De la serie Paisajes íntimos (1997) se exhiben dos interesantes cuadros: La colección del Chamán y Legataria, que exorcizan una preocupación particular del pintor: la androginia como unidad del principio masculino y femenino de la creación. Para Rivera, decir "andrógino" es decir totalidad, perfección, no-carencia. Equilibrio de fuerzas y coexistencias de principios. En La colección del chamán, la androginia reaparece desafiando la bisexualidad o hermafroditismo, al alcanzar una franca asexualidad casi graciosa, sobrehumana y carnalmente turbadora, como acertadamente apunta Jaime Moreno Villarreal en el texto del catálogo de la exposición. Legataria, por su parte, es un cuadro terriblemente perturbador y bello, porque la belleza que postula es "sodómica", nos conduce al oscuro abismo del interior del hombre y nos lleva a través de las tinieblas. Para Rivera, si bien la belleza es una manifestación ontológica de la perfección, también es polar, dual, contradictoria y hasta terrible. El pintor no contempla exclusivamente la quietud apolínea de la belleza, la idea platónica, sino que sabe que en la belleza existe también un principio oscuro, y es en este sentido que Rivera es un pintor dionisiaco y maldito. Sus pinturas nos llenan de admiración, angustia y vértigo. Cada cuadro es un discurso de belleza sodómica y misterio indecible que atrae y repele al mismo tiempo, como una especie de hechizo y alquimia donde el dolor y el placer van de la mano. A Rivera podría hermanársele con Baudelaire, con Rimbaud, con Mallarmé, poetas "malditos" y él, con la palabra en sus pinceles, un pintor maldito.
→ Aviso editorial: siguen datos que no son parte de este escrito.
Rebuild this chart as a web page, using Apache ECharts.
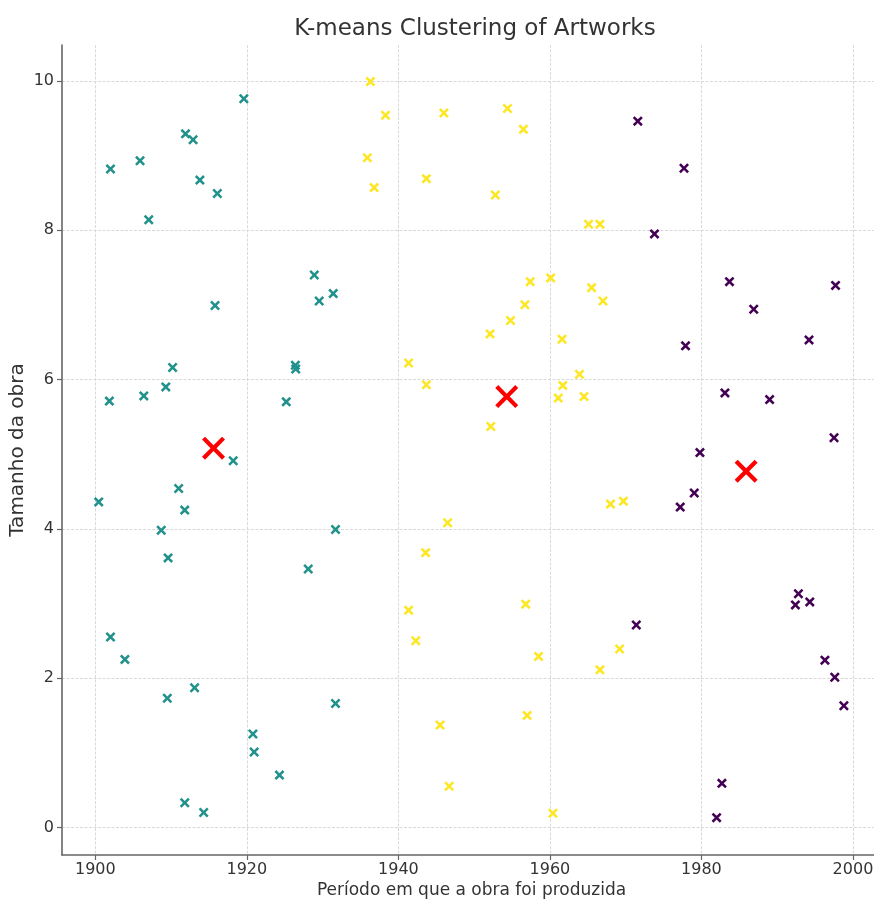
<!DOCTYPE html>
<html>
<head>
<meta charset="utf-8">
<script src="https://cdn.jsdelivr.net/npm/echarts@6/dist/echarts.min.js"></script>
<style>
  html, body { margin: 0; padding: 0; background: #fff; }
  #chart { width: 874px; height: 901px; }
</style>
</head>
<body>
<div id="chart"></div>
<script>
// Cluster 1 (early works)
const cluster1Years = [1919.6, 1911.9, 1912.9, 1902.0, 1905.9, 1913.8, 1916.1, 1907.05, 1928.9, 1929.55,
  1931.4, 1915.8, 1910.2, 1909.3, 1901.85, 1906.4, 1926.4, 1926.45, 1925.2, 1918.2,
  1911.0, 1900.45, 1911.8, 1908.7, 1931.7, 1909.6, 1928.1, 1902.0, 1903.9, 1913.1,
  1909.5, 1931.7, 1920.8, 1920.96, 1924.3, 1911.8, 1914.3];
const cluster1Sizes = [9.76, 9.29, 9.21, 8.82, 8.93, 8.67, 8.49, 8.14, 7.40, 7.05,
  7.15, 6.99, 6.16, 5.90, 5.71, 5.78, 6.19, 6.14, 5.70, 4.91,
  4.54, 4.36, 4.25, 3.98, 3.99, 3.61, 3.46, 2.55, 2.25, 1.87,
  1.73, 1.66, 1.25, 1.01, 0.70, 0.33, 0.20];

// Cluster 2 (mid-century works)
const cluster2Years = [1936.3, 1938.3, 1946.0, 1954.4, 1956.5, 1935.9, 1936.8, 1943.7, 1952.8, 1965.1,
  1966.6, 1957.4, 1960.1, 1956.7, 1965.5, 1967.0, 1954.8, 1952.1, 1961.6, 1941.35,
  1963.9, 1943.7, 1961.7, 1961.1, 1964.5, 1952.2, 1968.0, 1969.7, 1946.5, 1943.6,
  1941.35, 1956.8, 1942.3, 1958.5, 1966.6, 1969.2, 1957.0, 1945.5, 1946.7, 1960.4];
const cluster2Sizes = [9.99, 9.54, 9.57, 9.63, 9.35, 8.97, 8.57, 8.69, 8.47, 8.08,
  8.08, 7.31, 7.36, 7.00, 7.23, 7.05, 6.79, 6.61, 6.54, 6.22,
  6.07, 5.93, 5.92, 5.75, 5.77, 5.37, 4.33, 4.37, 4.08, 3.68,
  2.91, 2.99, 2.50, 2.29, 2.11, 2.39, 1.50, 1.37, 0.55, 0.19];

// Cluster 3 (late works)
const cluster3Years = [1971.6, 1977.7, 1973.8, 1983.7, 1997.7, 1986.9, 1994.2, 1977.9, 1983.1, 1989.0,
  1997.5, 1979.8, 1979.05, 1977.2, 1971.4, 1992.8, 1992.4, 1994.3, 1996.3, 1997.6,
  1998.8, 1982.7, 1982.0];
const cluster3Sizes = [9.46, 8.83, 7.95, 7.31, 7.26, 6.94, 6.53, 6.45, 5.82, 5.73,
  5.22, 5.02, 4.48, 4.29, 2.71, 3.13, 2.98, 3.02, 2.24, 2.01,
  1.63, 0.59, 0.13];

// Cluster centres
const centroidYears = [1915.6, 1954.3, 1985.9];
const centroidSizes = [5.08, 5.77, 4.77];

// Tick positions
const xTicks = [1900, 1920, 1940, 1960, 1980, 2000];
const yTicks = [0, 2, 4, 6, 8, 10];

const zip = (xs, ys) => xs.map((x, i) => [x, ys[i]]);

// "x" marker outline on a 10x10 box; d sets the stroke thickness
function crossPath(d) {
  const S = 10, h = 5;
  const p = [
    [d, 0], [h, h - d], [S - d, 0], [S, d], [h + d, h], [S, S - d],
    [S - d, S], [h, h + d], [d, S], [0, S - d], [h - d, h], [0, d]
  ];
  return 'path://M' + p.map(q => q[0] + ',' + q[1]).join('L') + 'Z';
}
const smallCross = crossPath(1.8);
const bigCross = crossPath(1.3);

const font = 'DejaVu Sans';
const axisColor = '#666';
const gridLine = { show: true, lineStyle: { color: '#d9d9d9', width: 1, type: [3, 1.5] } };
const plainNumber = v => String(v);

function clusterSeries(xs, ys, color) {
  return {
    type: 'scatter',
    data: zip(xs, ys),
    symbol: smallCross,
    symbolSize: 10,
    itemStyle: { color: color, opacity: 1 },
    emphasis: { disabled: true },
    z: 3
  };
}

const chart = echarts.init(document.getElementById('chart'), null, { renderer: 'canvas' });
chart.setOption({
  animation: false,
  backgroundColor: '#ffffff',
  title: {
    text: 'K-means Clustering of Artworks',
    left: 470,
    top: 13,
    textAlign: 'center',
    textStyle: { fontFamily: font, fontSize: 23, fontWeight: 'normal', color: '#333' }
  },
  grid: { left: 62, top: 45, right: -7, bottom: 46, outerBoundsMode: 'none', containLabel: false },
  xAxis: {
    type: 'value',
    min: 1895.6,
    max: 2003.7,
    name: 'Período em que a obra foi produzida',
    nameLocation: 'middle',
    nameGap: 27,
    nameMoveOverlap: false,
    nameTextStyle: { fontFamily: font, fontSize: 17, color: '#333' },
    axisLine: { show: true, onZero: false, lineStyle: { color: axisColor, width: 1.6 } },
    axisTick: { show: true, length: 5, customValues: xTicks, lineStyle: { color: axisColor, width: 1.2 } },
    axisLabel: { customValues: xTicks, formatter: plainNumber, margin: 7, fontFamily: font, fontSize: 16, color: '#333' },
    splitLine: gridLine
  },
  yAxis: {
    type: 'value',
    min: -0.37,
    max: 10.48,
    name: 'Tamanho da obra',
    nameLocation: 'middle',
    nameGap: 34,
    nameRotate: 90,
    nameMoveOverlap: false,
    nameTextStyle: { fontFamily: font, fontSize: 20, color: '#333' },
    axisLine: { show: true, onZero: false, lineStyle: { color: axisColor, width: 1.6 } },
    axisTick: { show: true, length: 5, customValues: yTicks, lineStyle: { color: axisColor, width: 1.2 } },
    axisLabel: { customValues: yTicks, formatter: plainNumber, margin: 8, fontFamily: font, fontSize: 16, color: '#333' },
    splitLine: gridLine
  },
  series: [
    clusterSeries(cluster1Years, cluster1Sizes, '#21918c'),
    clusterSeries(cluster2Years, cluster2Sizes, '#fde725'),
    clusterSeries(cluster3Years, cluster3Sizes, '#440154'),
    {
      type: 'scatter',
      data: zip(centroidYears, centroidSizes),
      symbol: bigCross,
      symbolSize: 23,
      itemStyle: { color: '#ff0000', opacity: 1 },
      emphasis: { disabled: true },
      z: 5
    }
  ]
});
</script>
</body>
</html>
Quizá el autorretrato es, entre las artes plásticas, el género más sugestivo y del que se puede desprender un mayor número de mitos, tan primigenio como las manos pintadas en la roca con las que el cavernícola se descubrió. Autorretratarse implica perpetuarse, inventar un yo fugaz o bien, como en el caso de Arturo, exorcizarse. En esta muestra podemos apreciar sus dos últimos autorretratos: Homenaje a Julio Ruelas, donde el pintor se nos ofrece como una magnífica prueba de identificación con el notable simbolista nacido en Zacatecas, en 1870. Aquí Rivera hace su versión de La crítica, el pequeño grabado al aguafuerte donde Ruelas se autorretrató picoteado por un monstruo con garras, grandes senos de mujer y poderoso aguijón. Rivera se exhibe con un enorme mosco en la cabeza, iluminada por la derecha y oculta en la sombra la mitad izquierda. Ejercicio de la buena muerte luce todo su esplendor sobre uno de los muros principales, recordándonos al Cristo muerto de Holbein. En esta notable pintura, Arturo convive con la muerte que es, al final de cuentas, la última expresión vital que espera experimentar conscientemente.

A través de esta espléndida exhibición podemos apreciar la maestría del pintor que nos sorprende por la calidad que consigue al retomar técnicas ancestrales como el temple y las veladuras. La expresión artística de Arturo Rivera es intrínseca a la intuición y al perfeccionamiento técnico, resultado de muchos años de estudio y experimentación que lo sitúan actualmente como un pintor renacentista a principios de este nuevo siglo. Si bien sus raíces se encuentran en el Renacimiento alemán, su fronda adquiere las características de estos tiempos. Con "Los rostros de los vivos" es posible entender y determinar el valor de una obra contemporánea instrumentada con las herramientas de los grandes maestros de la sección áurea, que crea un sinnúmero de ficciones conceptuales que hacen posible, por medio de un virtuosismo preciosista, unificar multitud de representaciones e indicar, con suficiente exactitud, la tónica de la calidad formal y propositiva de este artista que hace del tormento un acto estético.